Public Enemy, also known as
PE, is a
hip hop group from
Long Island, New York, known for its politically charged
lyrics and criticism of the American media, with an active interest in the frustrations and concerns of the
African American community.
In 2004,
Rolling Stone Magazine ranked Public Enemy number forty-four on its list of the Immortals: 100 Greatest Artists of All Time. Acclaimed Music ranks them the 29th most recommended musical act of all time and the highest hip-hop group.
[www.acclaimedmusic.net] The group was inducted into the
Long Island Music Hall of Fame in 2007.
History
Origin of name
Chuck D put out a tape to promote
WBAU (the radio station where he was working at the time) and to fend off a local mc who wanted to
battle him. He called the tape
Public Enemy #1 because he felt like he was being persecuted by people in the local
scene.
This was the first reference to the notion of a public enemy in any of Chuck D's songs. The single was created by Chuck D with a contribution by
Flavor Flav, though this was before the group
Public Enemy was officially assembled.
According to Chuck, The S1W, which stands for Security of the First World, "represents that the black man can be just as intelligent as he is strong. It stands for the fact that we're not third-world people, we're first-world people; we're the original people [of the earth]."

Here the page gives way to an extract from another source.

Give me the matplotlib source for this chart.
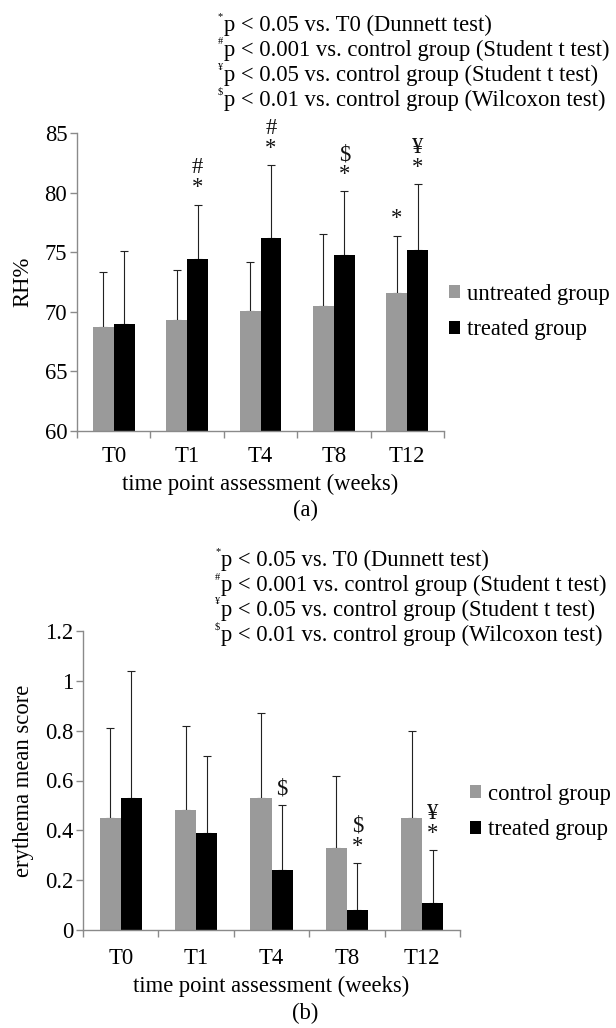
import numpy as np
import matplotlib
matplotlib.use("Agg")
import matplotlib.pyplot as plt
from matplotlib.patches import Patch

plt.rcParams['font.family'] = ['Liberation Serif', 'DejaVu Serif']

# data
times = ['T0', 'T1', 'T4', 'T8', 'T12']

rh_untreated = [68.7, 69.3, 70.1, 70.5, 71.6]
rh_untreated_sd = [4.6, 4.2, 4.1, 6.0, 4.8]
rh_treated = [69.0, 74.4, 76.2, 74.8, 75.2]
rh_treated_sd = [6.1, 4.6, 6.1, 5.3, 5.5]
rh_marks_untreated = [[], [], [], [], ['*']]
rh_marks_treated = [[], ['*', '#'], ['*', '#'], ['*', '$'], ['*', '¥']]
rh_ticks = [60, 65, 70, 75, 80, 85]

ery_control = [0.45, 0.48, 0.53, 0.33, 0.45]
ery_control_sd = [0.36, 0.34, 0.34, 0.29, 0.35]
ery_treated = [0.53, 0.39, 0.24, 0.08, 0.11]
ery_treated_sd = [0.51, 0.31, 0.26, 0.19, 0.21]
ery_marks_control = [[], [], [], [], []]
ery_marks_treated = [[], [], ['$'], ['*', '$'], ['*', '¥']]
ery_ticks = [0, 0.2, 0.4, 0.6, 0.8, 1.0, 1.2]
ery_ticklabels = ['0', '0.2', '0.4', '0.6', '0.8', '1', '1.2']

notes = [('*', 'p < 0.05 vs. T0 (Dunnett test)'),
         ('#', 'p < 0.001 vs. control group (Student t test)'),
         ('¥', 'p < 0.05 vs. control group (Student t test)'),
         ('$', 'p < 0.01 vs. control group (Wilcoxon test)')]

W, H = 616, 1028
fig = plt.figure(figsize=(W / 100, H / 100), dpi=100)

GRAY = '#9a9a9a'
AXC = '#8a8a8a'
FS = 16.3


def px(x0, y0, x1, y1):
    # pixel box -> figure fraction rect
    return [x0 / W, 1 - y1 / H, (x1 - x0) / W, (y1 - y0) / H]


def panel(rect, a, a_sd, b, b_sd, marks_a, marks_b, ticks, ticklabels,
          ylim, ylabel, labels, leg_xy, note_x, note_y0, tag, tag_y, bw, xpad):
    ax = fig.add_axes(rect)
    x = np.arange(len(times))
    off = bw / 2
    ax.errorbar(x - off, a, yerr=[np.zeros(len(a)), a_sd], fmt='none',
                ecolor='#222222', elinewidth=0.8, capsize=3, capthick=0.8, zorder=1)
    ax.errorbar(x + off, b, yerr=[np.zeros(len(b)), b_sd], fmt='none',
                ecolor='#222222', elinewidth=0.8, capsize=3, capthick=0.8, zorder=1)
    ax.bar(x - off, a, bw, color=GRAY, zorder=2)
    ax.bar(x + off, b, bw, color='black', zorder=2)

    for xs, vals, sds, mk in [(x - off, a, a_sd, marks_a), (x + off, b, b_sd, marks_b)]:
        for xi, v, s, m in zip(xs, vals, sds, mk):
            for k, sym in enumerate(m):
                ax.annotate(sym, (xi, v + s), xytext=(0, 12 + 14.5 * k),
                            textcoords='offset points', ha='center', va='center',
                            fontsize=FS, color='#111111', annotation_clip=False)

    ax.set_xlim(-0.5, len(times) - 0.5)
    ax.set_ylim(*ylim)
    ax.set_yticks(ticks)
    ax.set_yticklabels(ticklabels)
    ax.set_xticks(x)
    ax.set_xticklabels(times)
    ax.set_xticks(np.arange(len(times) + 1) - 0.5, minor=True)
    ax.tick_params(axis='x', which='major', length=0, pad=xpad, labelsize=FS)
    ax.tick_params(axis='x', which='minor', length=5, color=AXC, width=1)
    ax.tick_params(axis='y', length=5, color=AXC, width=1, labelsize=FS, pad=2)
    for sp in ['top', 'right']:
        ax.spines[sp].set_visible(False)
    for sp in ['left', 'bottom']:
        ax.spines[sp].set_color(AXC)
        ax.spines[sp].set_linewidth(1)
    ax.set_xlabel('time point assessment (weeks)', fontsize=FS, labelpad=5)
    ax.set_ylabel(ylabel, fontsize=FS, labelpad=8)

    handles = [Patch(facecolor=GRAY, label=labels[0]), Patch(facecolor='black', label=labels[1])]
    ax.legend(handles=handles, loc='center left', bbox_to_anchor=leg_xy,
              bbox_transform=fig.transFigure, frameon=False, fontsize=FS,
              handlelength=0.5, handleheight=0.5, handletextpad=0.3,
              labelspacing=0.65, borderpad=0, borderaxespad=0)

    for i, (sup, txt) in enumerate(notes):
        yy = note_y0 + 25 * i
        fig.text((note_x - 6) / W, 1 - (yy - 8) / H, sup, fontsize=7.5,
                 ha='left', va='center')
        fig.text(note_x / W, 1 - yy / H, txt, fontsize=FS, ha='left', va='center')

    fig.text(305 / W, 1 - tag_y / H, tag, fontsize=FS, ha='center', va='center')
    return ax


panel(px(77, 133, 444, 431), rh_untreated, rh_untreated_sd, rh_treated, rh_treated_sd,
      rh_marks_untreated, rh_marks_treated, rh_ticks, [str(t) for t in rh_ticks],
      (60, 85), 'RH%', ['untreated group', 'treated group'],
      (449 / W, 1 - 312 / H), 224, 25, '(a)', 510, 0.286, 11)

panel(px(83, 631, 460, 930), ery_control, ery_control_sd, ery_treated, ery_treated_sd,
      ery_marks_control, ery_marks_treated, ery_ticks, ery_ticklabels,
      (0, 1.2), 'erythema mean score', ['control group', 'treated group'],
      (470 / W, 1 - 812 / H), 221, 560, '(b)', 1013, 0.28, 13)

fig.savefig('out.png', dpi=100)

On the track "Louder Than a Bomb" from
It Takes a Nation of Millions to Hold Us Back, Chuck D reveals that the D in his nickname stands for
Dangerous.
Signing to Def Jam Records
Developing his talents as an MC with
Flavor Flav while delivering furniture for his father's business,
Chuck D (Carlton Douglas Ridenhour) and Spectrum City, as the group was called, released the record "Check out the Radio," backed by "Lies," a social commentary—both of which would influence RUSH Productions'
Run-D.M.C. and
Beastie Boys. The group was signed to the still developing
Def Jam Recordings record label after co-founder
Rick Rubin heard
Chuck D freestyling on a demo.
Around 1986, Bill Stephney, the former Program Director at WBAU, was approached by Sam mulderrig and offered a position with the label. Stephney accepted, and his first assignment was to help Rubin sign Chuck D, whose song "Public Enemy Number One" he had heard from
Andre "Doctor Dré" Brown. According to the book
The History of Rap Music by Cookie Lommel, "Stephney thought it was time to mesh the hard-hitting style of Run DMC with politics that addressed black youth. Chuck recruited Spectrum City, which included Hank Shocklee, his brother Keith Shocklee, and Eric "Vietnam" Sadler, collectively known as
the Bomb Squad, to be his production team and added another Spectrum City partner,
Professor Griff, to become the group's Minister of Information. With the addition of
Flavor Flav and another local mobile DJ named
Terminator X, the group Public Enemy was born." Public Enemy opened for The Beastie Boys on some of their East Coast concerts, including Philadelphia, Newark and Brooklyn.
Stardom
Their debut album,
Yo! Bum Rush The Show, was released in 1987 to critical acclaim. The album was the group's first step toward stardom. The group released the album
It Takes a Nation of Millions to Hold Us Back in 1988, which performed better in the charts than their previous release, and included the hit single "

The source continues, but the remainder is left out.